Directed by: Jason Moore

Starring: Anna Kendrick, Rebel Wilson, Brittany Snow

* * *

SET in the world of competitive collegiate a cappella singing – which is apparently a big enough thing to warrant it being the main joke in a Hollywood movie – Pitch Perfect is a surprisingly harmonious mash-up of Mean Girls, Bring It On and DodgeBall, with just enough decent gags (courtesy of 30 Rock veteran Kay Cannon) to make its predictable oddballs-learning-to-function-as-a-team plot bearable.
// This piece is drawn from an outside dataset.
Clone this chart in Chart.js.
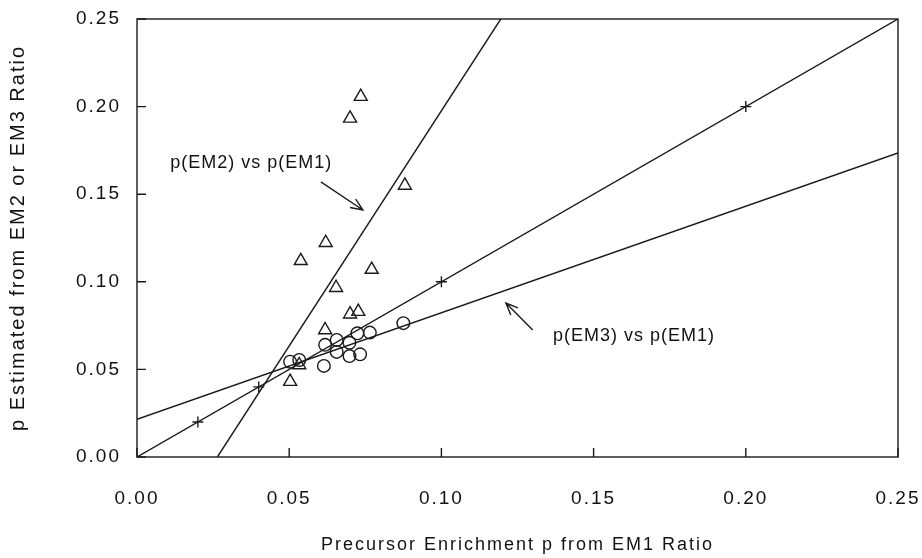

Anna Kendrick takes the lead as Beca, an aspiring record producer forced by her college professor father to give higher education a go before he helps her move to LA to pursue her real dreams. As part of the deal, she has to participate fully in campus life and so is cajoled into joining singing group The Bellas, whose humiliation during the previous year’s national championships – vomit was involved – has made them the social pariahs of the school and thus desperate to take in anyone who can sing, regardless of their appearance. That’s basically a cue for Bridesmaids’ Rebel Wilson to steal scenes as the self-named Fat Amy, but Kendrick has the right mix of eye-rolling disdain and guilty pleasure enjoyment to make Beca a likeable lead. Fans of The Breakfast Club (and Simple Minds) should also get a kick out of the tongue-in-cheek cornball ending.